Take The Breakfast Club and rip out everything charming about it. Replace them all with scenes from Friday the 13th (the original). Then, rip out all the scares and tension. Replace them with humour so poorly executed that the audience will wonder if this horror-comedy is trying to make you laugh on purpose. Now, you have an idea of what Deadly Detention is like.
Star athlete Jessica (Sarah Davenport), troublemaker Lexie (Alex Frnka), hottie Barrett (Henry Zaga), Bible-devotee Kevin (Coy Stewart) and skateboarder Taylor (Jennifer Robyn Jacobs) have received detention under the supervision of Ms. Presley (Gillian Vigman). Unfortunately, the school is currently being fumigated, which means the teens are being sent to an abandoned prison. Worse, there’s a killer on the loose!
If you can’t spot the killer within 30 seconds, I don’t know what to tell you. There are only seven people in this film - the last one is the bus driver/security guard, Pete (Kevin Blake). As soon as the shadiest character appears, it takes every fiber of restraint in your body not to yell “GUILTY!” at the top of your lungs. Your instinct is correct. Even though the foreshadowing and hints about the killer’s identity are so badly handled you shouldn’t be able to figure out who they are, you will. It makes you wonder if writers Casie Tabanou and Alison Spuck McNeely or director Blair Hayes have ever seen a slasher movie. You can’t have your victims running around getting picked off for a reason that’s only revealed at the end and without any flashbacks. Not unless your objective is to waste the audience’s time.
Wasting our time must’ve been the goal. Minimal efforts were put into the script, after all. In what reality would a state lend a dirty abandoned prison to a school for a couple of hours on a Saturday to punish five students for crimes as benign as writing “Jesus ate my homework” on the school’s walls? It makes no sense, and that’s just the setup. This is one of those movies where the killer can do whatever they want and are unimpeded by things like walls and distance. At one point, Barrett grabs a door handle and pretends to be electrocuted to scare his “friends” - because joking around while pursued by a murderer is a great idea. He has a brief laugh, then grabs the handle again. This time it IS connected to a current of electricity and he nearly dies. So let me get this straight. The revenge-motivated butcher just HAPPENED to be standing on the other side of that door, listening in to their conversation, didn’t turn on the electricity when he reached for the handle the first time, but did the second time, just to have a laugh?
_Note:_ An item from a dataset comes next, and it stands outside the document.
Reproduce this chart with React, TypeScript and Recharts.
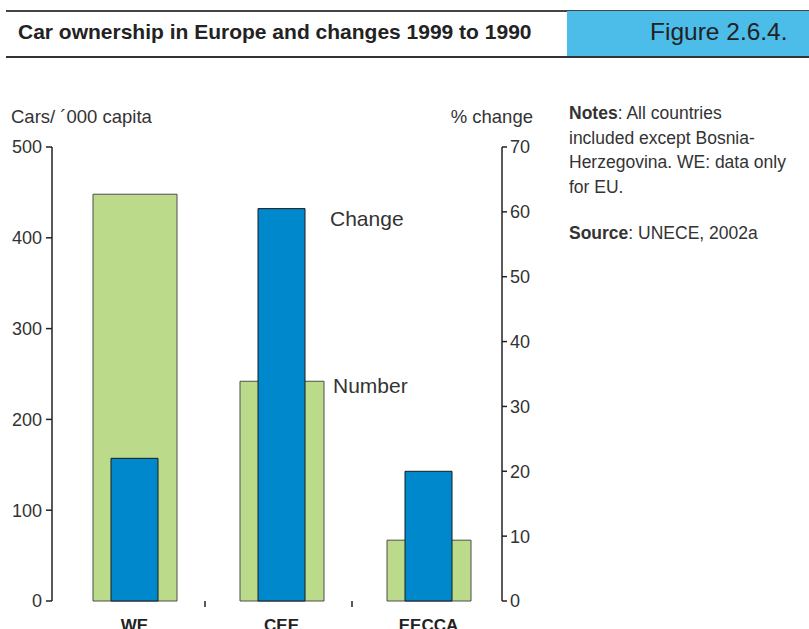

Deadly Detention a.k.a. The Detained has fewer laughs than a decapitated cadaver has heads. The characters are so paper-thin that even when the script tries to roll with the stereotypes it’s exploiting, you can’t muster a smile. They’re written to a level so cartoonish they stop making any sense and the dialogue doesn’t do the actors any favours. Universally, the performances are terrible but I’ll give the cast the benefit of the doubt. It's not like the people in charge knew what they were doing.
Deadly Detention also fails as a horror comedy because it is never scary. In terms of violence, this is the most tame slasher film I’ve ever seen. It’s a slasher movie… with NO SLASHING! Every single death is off-screen. When the picture started, I was convinced that the comically oversized “Principal of the Year” award Ms. Presley brought with her would be used to skewer someone - Black Christmas style - but no.
Deadly Detention is a complete waste of time. It’s not funny. It’s not scary. It has no gore and no nudity either - despite two sex scenes! It’s contrived from the beginning and the end is preposterous. Unless you were involved in its production, it would be impossible to enjoy. (October 31, 2020)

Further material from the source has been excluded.